Table 2 Quality evaluation of the algorithm

In terms of the matching of the features, our contributions are three-folds: firstly, the proposed approach maintains the stability of SIFT as much as possible to obtain considerable feature points, secondly, it improves matching efficiency and quality through preprocessing. Thirdly, the alignment accuracy of the image is also improved, due to more stable matching. A large number of matches can effectively improve the robustness of alignment to reduce or even avoid ghosting.

5 Conclusion

In this paper, a novel solution is proposed to solve the following problems, given to the fact the feature extraction efficiency in the existing image stitching is poor, and the image fusion has visual problems such as chromatic aberration, deformation and ghosting.
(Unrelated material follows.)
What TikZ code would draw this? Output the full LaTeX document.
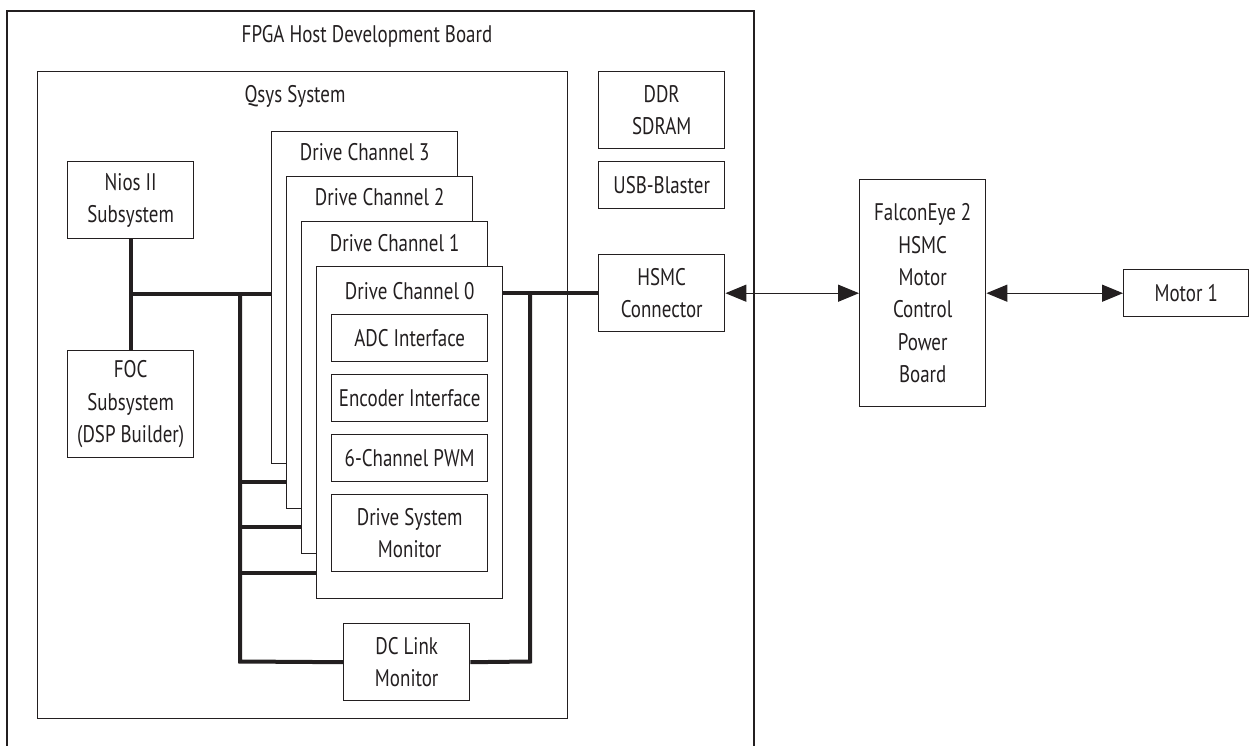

The example results show that the stitching effect of this method is better than some of the most advanced technologies, such as AutoStitch, APAP, SPHP, ANAP and ELA. There are no stitching in the image, and the distortion caused by the perspective transformation is alleviated.

Although our method has been able to better accelerate image stitching and provide better fusion effects, the objects in the image will still have some unnaturalness. Next, we will continue to optimize the performance of the method, such as making better. The pixel weight model and the image distortion of the non-overlapping regions are optimized to make the image effect more natural. We have considered the latest feature matching methods such as GMS [3], and the latest image stitching methods such as QH [19], SPW [23] and TFA [22]. At the same time, line matching such as HLM [18] and CLPI [15] can also be introduced into feature matching to enrich feature points.